My son is 8 months old and all I ever ever hear is how well behaved he is. And thats how he is @ home or when im out. I take him everywhere with me, store, mall, when he was younger (6 months) I even took him to class with me. He has a doctors appointment at 11 and my class got out at 10:30, so i brought him a blanket and some toys and he layed there and played for 60 minutes and did nothing.

I just hope he is this well behaved when he gets older, but Im 22 and im not going to stop living my life just because I had a child. That's ridiculous. And i cant expect my parents to be my 100% live in babysitters. They watch him when i work and am at school which 6/7 days of the week. If I want to take my son to my work and have a dinner while he sits in his high chair and eats grilled cheese, then screw off. Im taking him to dinner. I refuse to pretend like I died just because I had a child. He's well behaved and if he ever isnt when he gets older, you better BELIEVE that I will beat his ass right there in the resteraunt. My dad spanked me and I will absolutley spank my children. It's embarassing but you get over it.
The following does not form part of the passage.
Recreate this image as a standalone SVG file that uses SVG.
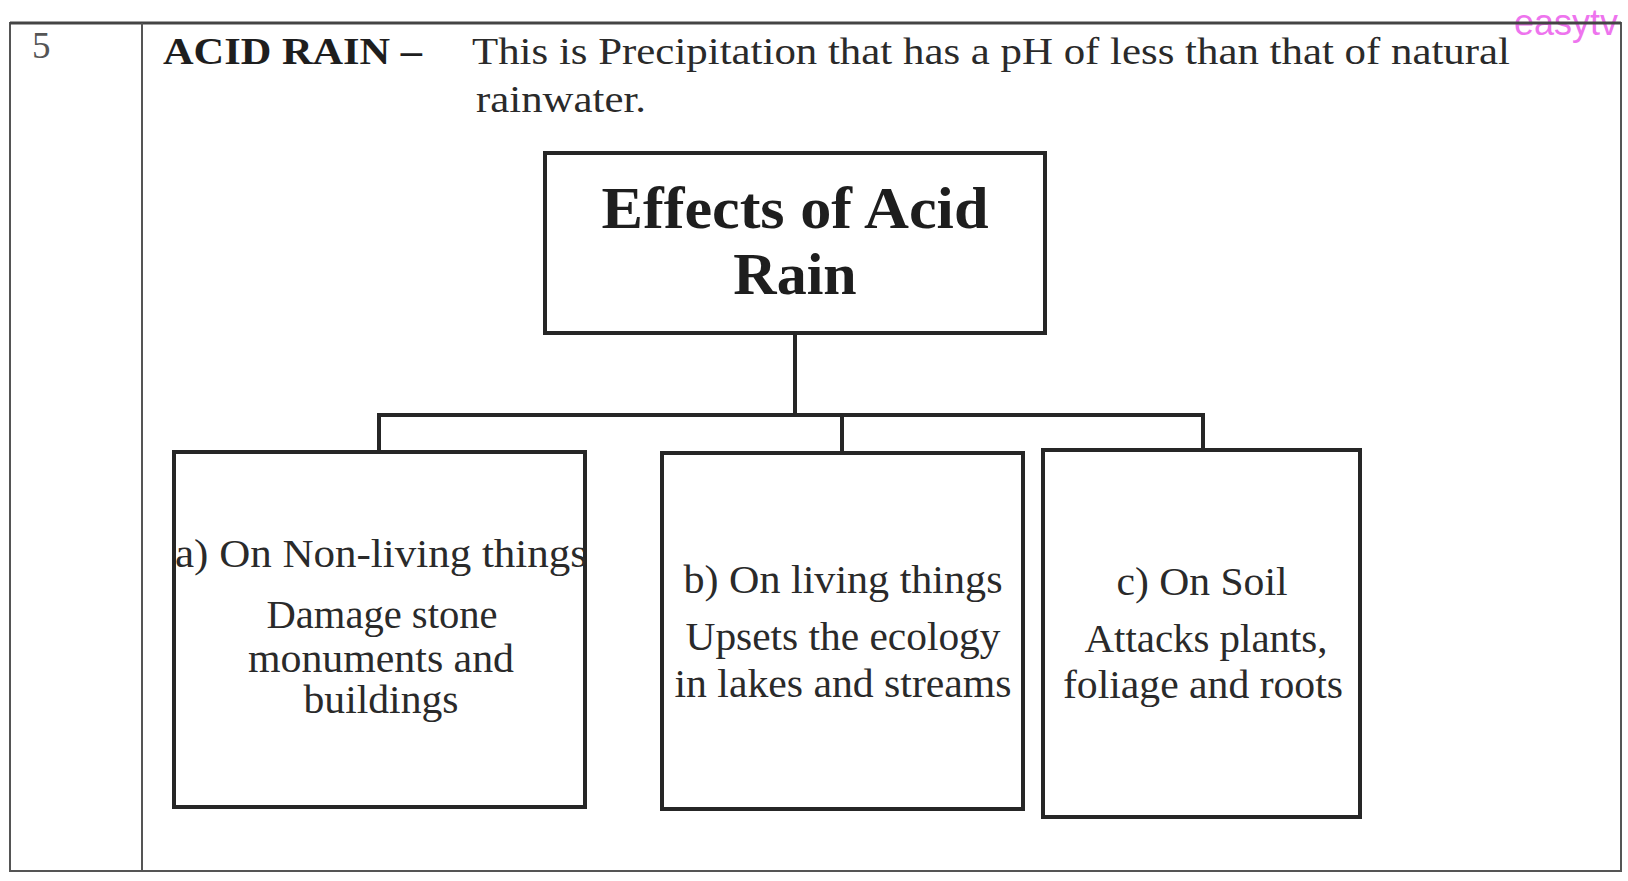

When I was younger, I misbehaved at a resteraunt and my parents made me go back in and apologize to our waiter for my behavior. I never did it again.

People can take their kids anywhere (within limits. I went to see The Hills Have Eyes and these ASSHOLE parents had their 4 and 5 year old daughters there who were BAWLING their eyes out the entire movie and htey wouldnt let them leave because they had "paid money for the ticket.".. I told them if I were in IL (i was in AZ at the time) I would have reported them to DCFS because that's mental child abuse to the core.) as long as they take responsibility for their kid's actions. When children are THAT young then it's the parents responsiblity because those children aren't old enough to understand that what they are doing is "wrong" in society's eyes.


----------



## Beauty Mark (Dec 12, 2008)

Quote:

  Actually that term is quite rude, even if you are speaking about a crack whore, breeder is a term for animals, I find it quite disgusting esp since it's an insult no matter whom it's being lobed at.  
 
It was never meant to be kind, like calling someone a jerk or an idiot is never meant to be kind. Some people truly put themselves in positions where all they do is give birth and don't give a rat's ass about their kids.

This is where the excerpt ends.